A former Deputy Governor of Central Bank of Nigeria (CBN) Rev. Tunde Lemo, has revealed how former governors were opposed to Federal Government’s decision to save excess crude revenue.
Lemo spoke on Wednesday at the 61st annual Foursquare Gospel Church in Nigeria National Conference lecture, entitled: The Nigerian Economy: The Past, Present and the Future.
According to him, past state governors had on several occasions arm-twisted the executive, insisting that revenue accruing from oil should be immediately shared among states, instead of saving it in Excess Crude Account initiated by former President Olusegun Obasanjo.
“During some of the Federal Executive Council sessions, where I was present, the issue of saving funds generated from the sales of excess crude came up, but most of the governors at the time firmly opposed the idea.
“They opposed it so that more money could be available to fund many bogus budgets at state levels, often arguing that there was no need for saving for the rainy day, since, as some of them said, the day was already rainy.
“They insisted that the funds be shared among the states. Unfortunately, it greatly depleted the funds the Federal Government tried to save.”
The former CBN deputy governor suggested five ways to put the country back on the path of growth.
According to him, the five recovery steps are:
- Restructuring, including fiscal consolidation
- Diversification of the economy
- Lifestyle changes and inclusive growth
- Investment in infrastructure
He said: “We must restructure because the present structure is too expensive, as it emphasizes resource sharing as opposed to production. The tax laws should be amended so that each zone will have total control over its resources.
“The economy must be diversified with immediate effect, and in addition, we need to move faster on the increase in our local petroleum refining capacity. More refineries should be privatised without delay.
“We should also embrace Nigerian-made products and this should start with such basic things as school uniforms, textiles, shoes etc . The government should also look beyond the annual budget for funding infrastructure.
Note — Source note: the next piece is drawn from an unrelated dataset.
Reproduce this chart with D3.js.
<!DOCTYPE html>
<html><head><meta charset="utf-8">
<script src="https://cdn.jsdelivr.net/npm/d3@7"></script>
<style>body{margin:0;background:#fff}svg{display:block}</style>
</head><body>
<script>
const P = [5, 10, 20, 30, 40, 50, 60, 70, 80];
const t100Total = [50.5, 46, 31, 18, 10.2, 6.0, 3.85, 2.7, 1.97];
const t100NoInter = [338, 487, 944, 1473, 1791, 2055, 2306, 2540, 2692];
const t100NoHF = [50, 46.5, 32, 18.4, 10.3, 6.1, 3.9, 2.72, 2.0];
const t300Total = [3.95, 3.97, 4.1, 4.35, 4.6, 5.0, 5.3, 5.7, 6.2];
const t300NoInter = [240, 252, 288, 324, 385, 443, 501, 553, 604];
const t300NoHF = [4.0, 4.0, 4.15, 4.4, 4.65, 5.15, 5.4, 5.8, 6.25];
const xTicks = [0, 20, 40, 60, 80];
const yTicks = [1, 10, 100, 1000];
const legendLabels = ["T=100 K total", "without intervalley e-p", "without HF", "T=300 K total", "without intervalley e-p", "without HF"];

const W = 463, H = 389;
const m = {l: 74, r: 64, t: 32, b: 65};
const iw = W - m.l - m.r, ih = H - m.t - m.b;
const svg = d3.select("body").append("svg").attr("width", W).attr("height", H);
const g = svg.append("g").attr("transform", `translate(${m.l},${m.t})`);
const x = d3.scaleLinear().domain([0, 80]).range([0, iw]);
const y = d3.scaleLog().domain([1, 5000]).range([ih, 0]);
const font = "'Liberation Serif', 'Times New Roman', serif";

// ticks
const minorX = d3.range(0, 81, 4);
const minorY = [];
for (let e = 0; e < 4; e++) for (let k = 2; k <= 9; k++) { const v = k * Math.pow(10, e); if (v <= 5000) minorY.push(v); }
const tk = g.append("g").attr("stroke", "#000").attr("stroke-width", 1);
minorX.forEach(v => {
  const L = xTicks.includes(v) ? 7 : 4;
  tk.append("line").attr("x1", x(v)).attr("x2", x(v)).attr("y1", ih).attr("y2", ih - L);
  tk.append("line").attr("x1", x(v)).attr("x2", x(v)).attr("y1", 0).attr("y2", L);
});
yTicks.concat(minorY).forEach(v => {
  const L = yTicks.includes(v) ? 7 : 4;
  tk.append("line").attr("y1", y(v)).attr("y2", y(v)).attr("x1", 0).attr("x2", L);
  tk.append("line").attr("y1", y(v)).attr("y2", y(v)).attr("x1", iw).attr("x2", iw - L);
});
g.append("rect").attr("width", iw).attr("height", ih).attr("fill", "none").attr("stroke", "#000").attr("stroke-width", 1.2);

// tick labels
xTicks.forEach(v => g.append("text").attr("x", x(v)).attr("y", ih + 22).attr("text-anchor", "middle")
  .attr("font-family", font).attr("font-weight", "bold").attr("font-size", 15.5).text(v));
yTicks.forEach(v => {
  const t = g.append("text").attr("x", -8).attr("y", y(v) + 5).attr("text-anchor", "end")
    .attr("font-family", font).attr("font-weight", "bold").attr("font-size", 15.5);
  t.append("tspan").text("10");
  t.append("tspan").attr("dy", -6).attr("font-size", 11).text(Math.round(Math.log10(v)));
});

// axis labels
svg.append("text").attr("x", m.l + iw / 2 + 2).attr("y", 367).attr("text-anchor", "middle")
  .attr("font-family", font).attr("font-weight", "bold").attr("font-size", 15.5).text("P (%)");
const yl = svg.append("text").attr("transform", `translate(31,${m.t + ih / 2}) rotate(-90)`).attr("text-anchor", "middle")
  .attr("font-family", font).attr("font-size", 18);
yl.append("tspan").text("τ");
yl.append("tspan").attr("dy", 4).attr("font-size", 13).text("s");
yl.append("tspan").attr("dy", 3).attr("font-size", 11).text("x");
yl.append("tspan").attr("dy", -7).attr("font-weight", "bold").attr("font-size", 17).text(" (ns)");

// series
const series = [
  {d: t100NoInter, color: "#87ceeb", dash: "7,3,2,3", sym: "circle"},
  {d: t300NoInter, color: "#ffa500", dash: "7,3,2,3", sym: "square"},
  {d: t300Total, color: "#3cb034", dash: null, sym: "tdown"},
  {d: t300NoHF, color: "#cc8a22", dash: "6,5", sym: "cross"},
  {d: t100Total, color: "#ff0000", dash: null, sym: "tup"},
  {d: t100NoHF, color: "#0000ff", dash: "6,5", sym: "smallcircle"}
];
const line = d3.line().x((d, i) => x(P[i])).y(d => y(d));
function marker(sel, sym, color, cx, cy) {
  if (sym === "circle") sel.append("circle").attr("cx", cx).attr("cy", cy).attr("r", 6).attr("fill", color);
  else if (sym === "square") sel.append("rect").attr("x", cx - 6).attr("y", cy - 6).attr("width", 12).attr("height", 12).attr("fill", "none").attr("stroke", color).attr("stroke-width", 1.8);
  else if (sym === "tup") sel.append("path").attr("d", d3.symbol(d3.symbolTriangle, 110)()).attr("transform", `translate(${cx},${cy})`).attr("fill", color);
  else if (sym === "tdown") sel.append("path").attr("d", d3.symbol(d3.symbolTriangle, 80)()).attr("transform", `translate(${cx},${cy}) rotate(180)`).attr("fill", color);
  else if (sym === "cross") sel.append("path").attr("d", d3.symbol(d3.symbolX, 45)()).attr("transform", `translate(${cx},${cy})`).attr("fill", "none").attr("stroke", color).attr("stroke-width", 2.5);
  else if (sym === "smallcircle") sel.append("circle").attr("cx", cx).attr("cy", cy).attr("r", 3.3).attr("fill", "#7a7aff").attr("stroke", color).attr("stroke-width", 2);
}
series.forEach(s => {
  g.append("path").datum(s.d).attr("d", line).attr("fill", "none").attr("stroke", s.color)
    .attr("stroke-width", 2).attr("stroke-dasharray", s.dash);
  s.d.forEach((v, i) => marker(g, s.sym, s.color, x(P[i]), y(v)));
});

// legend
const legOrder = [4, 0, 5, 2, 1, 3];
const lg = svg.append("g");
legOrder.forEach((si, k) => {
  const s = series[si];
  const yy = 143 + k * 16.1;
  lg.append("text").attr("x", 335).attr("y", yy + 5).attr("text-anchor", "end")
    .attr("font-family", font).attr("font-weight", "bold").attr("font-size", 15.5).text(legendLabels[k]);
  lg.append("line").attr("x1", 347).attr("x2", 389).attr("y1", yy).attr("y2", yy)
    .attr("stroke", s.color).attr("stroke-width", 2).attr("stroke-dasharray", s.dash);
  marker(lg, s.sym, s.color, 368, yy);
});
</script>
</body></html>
“We have to reverse the negative trend of spending more of our resources to nurture the bloated government structure.
“We must rebuild the public school system and re-introduce technical education. We also need to build strong institutions and enhance property rights because many of the existing institutions are weak and with overlapping functions.”
Commenting on the administration of President Buhari, Lemo said though the President had already spent 14 of the 48 months of tenure of office, nobody could point at progresses that had been made without some brainstorming.
“While statistics point to improvements in the area of national security, economic problems are humongous and the presence of the political will to move the nation forward was not enough to achieve a quick fix.
“Recent, macro-economic indices show that Nigeria’s economy is in dire need of attention by policy makers. Inequalities have been widening and security challenges appear hydra-headed.